India's economy seen growing at 4.7% in September quarter
New Delhi: India's economy probably expanded at its weakest pace in more than six years in the quarter to September, a Reuters poll showed, as consumer demand and private investment weakened further, and a global slowdown hit exports.
The median of a poll of economists showed annual growth in gross domestic product of 4.7 per cent in the quarter, down from 5.0 per cent in the previous three months and 7 per cent for the corresponding period of 2018.
Economic growth could dip to around 4 per cent in the September quarter, two domestic television channels said on Wednesday, citing government sources.
If the latest figure for expansion of gross domestic product is 4.7 per cent or less, the quarter will have registered the slowest expansion in 26 quarters, since 4.3 per cent in January-March 2013.
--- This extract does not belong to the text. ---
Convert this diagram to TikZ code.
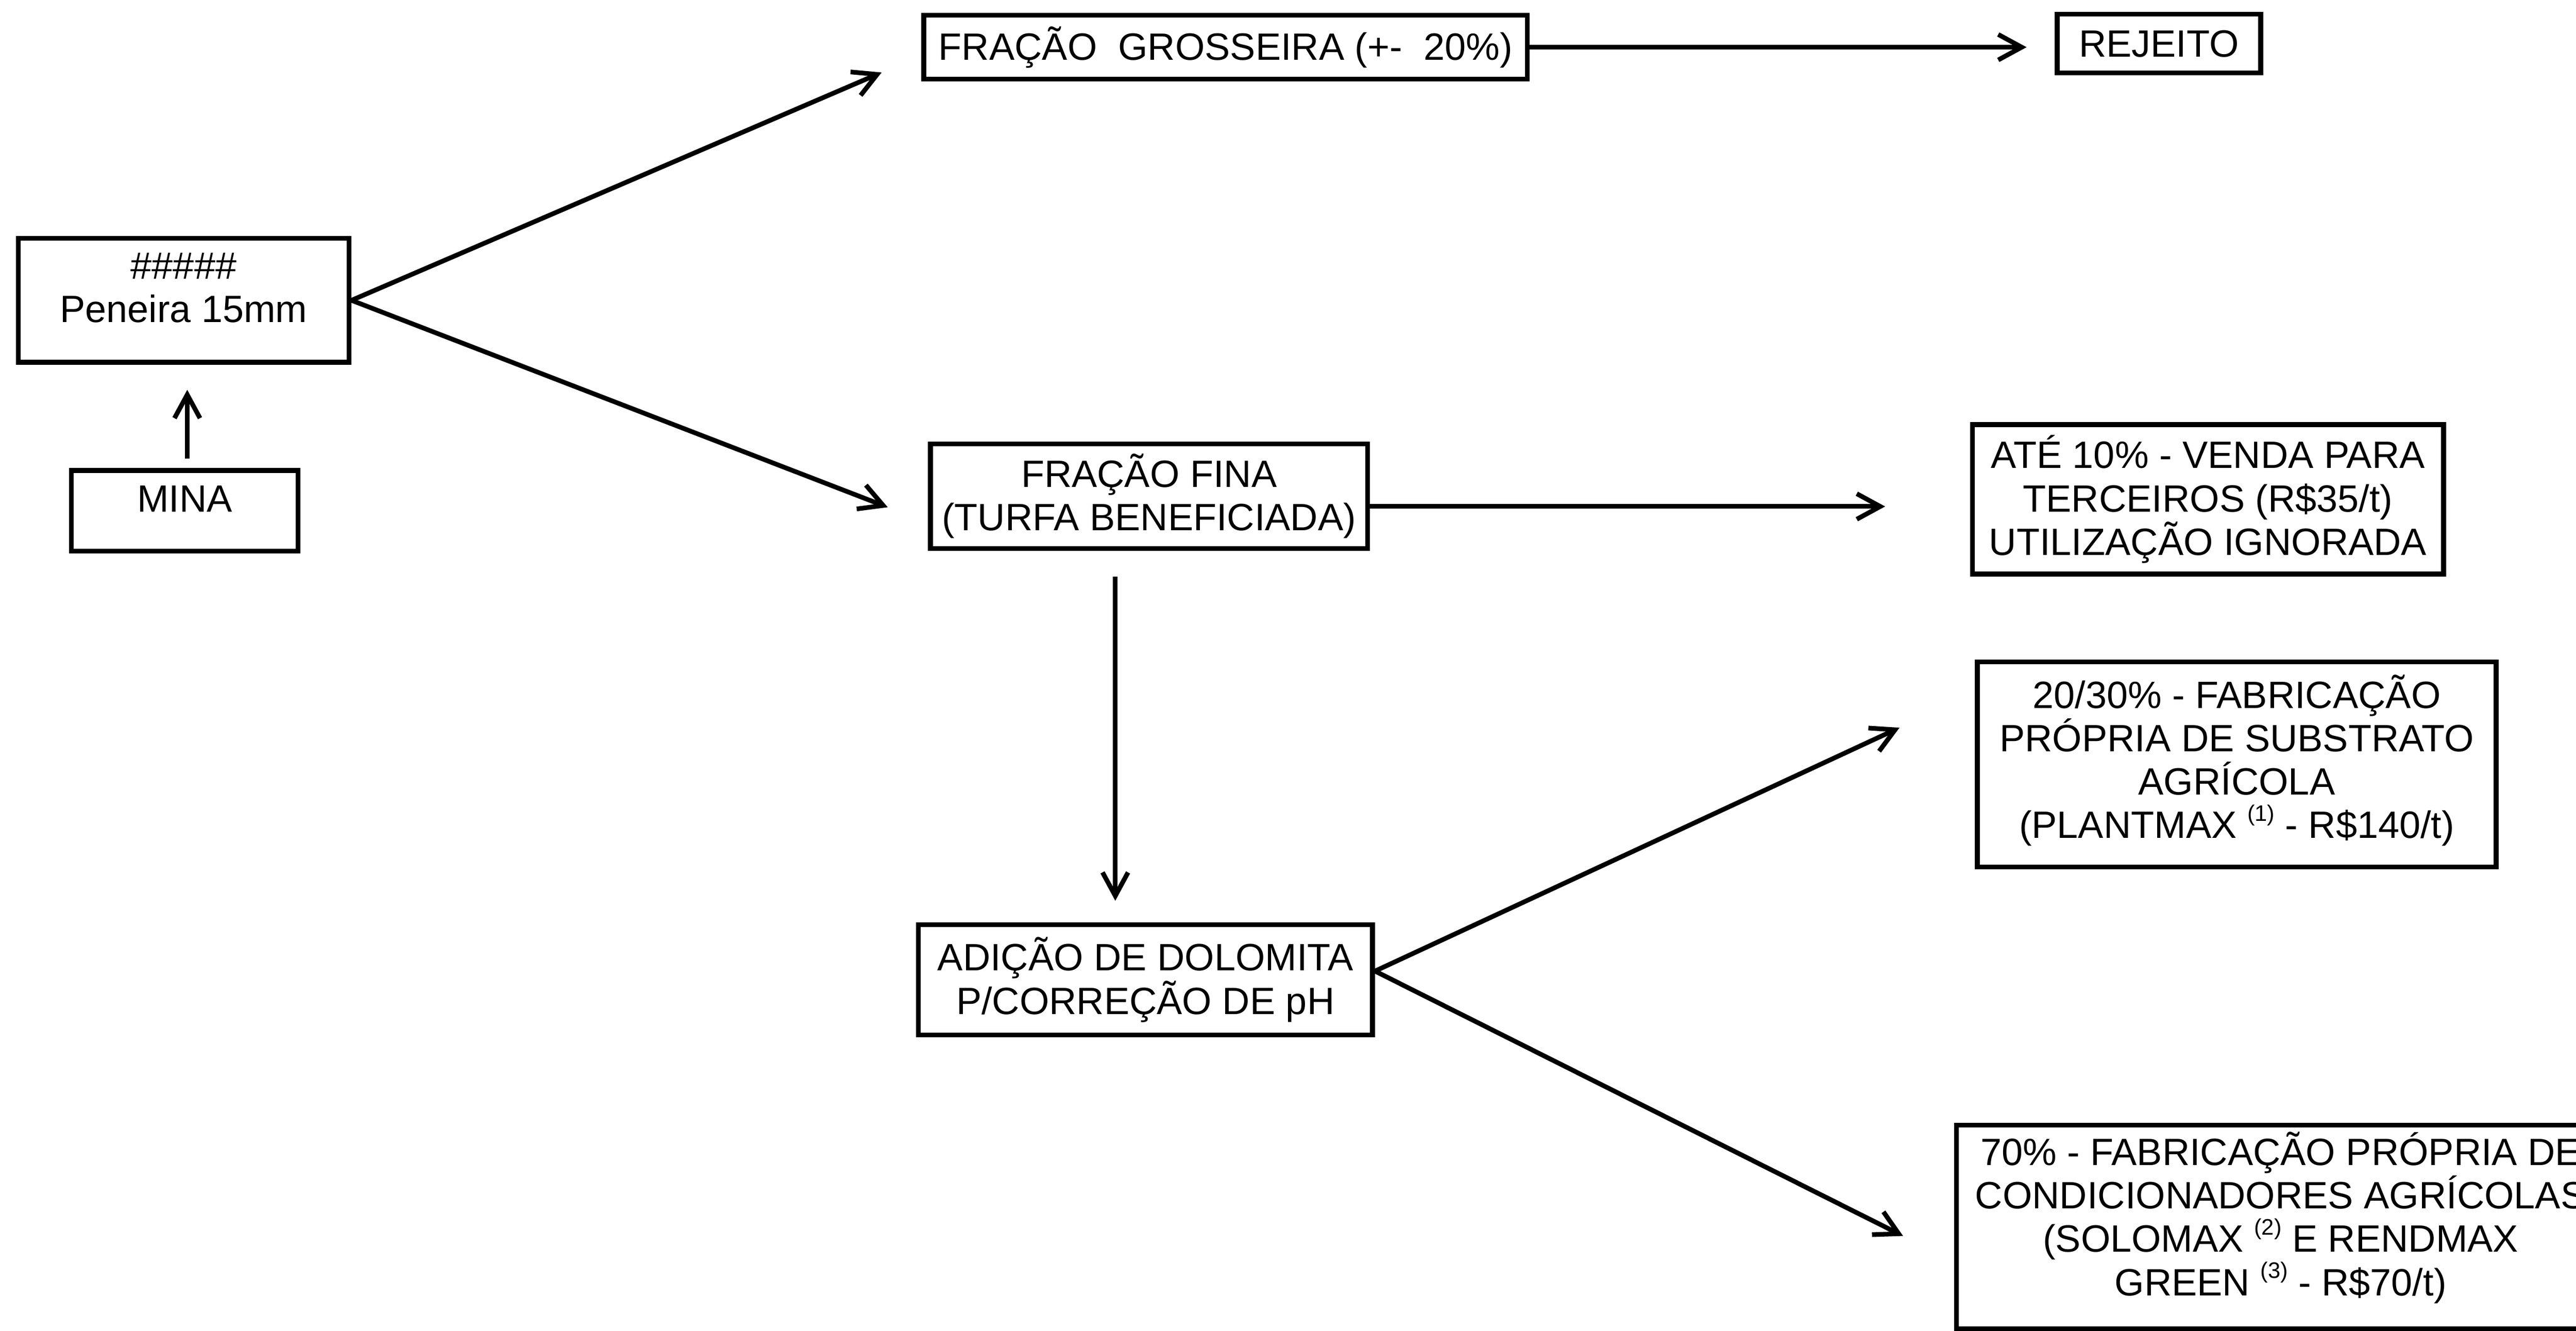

Prime Minister Narendra Modi's government has taken several steps, including cutting corporate tax in September, to boost investments and bolster economic growth.
Economists in a Reuters poll predicted the Reserve Bank of India would cut its repo rate for the sixth time in a row, by 25 basis points, to 4.90 per cent at its Dec. 3-5 meeting.
"Agrarian distress and dismal income growth so far, coupled with subdued income growth expectation in urban areas, have weakened consumption demand considerably," said Devindra Pant, chief economist at Fitch arm India Ratings & Research.
"Even the festive demand has failed to revive it," he said, citing data on non-food credit, auto sales and select fast moving consumer goods.
On Wednesday, in a heated parliamentary debate on the economic slowdown affecting jobs, opposition parties said millions of people had lost their jobs and the country faced an "economic emergency".
In her reply, Finance Minister Nirmala Sitharaman said the economy faced a slowdown but no "recession" and cited several government measures to support economic growth.
On Thursday, she sought parliament's approval to spend $2.7 billion in addition to a budgeted 27.86 trillion rupees ($388 billion) in the 2019/20 fiscal year.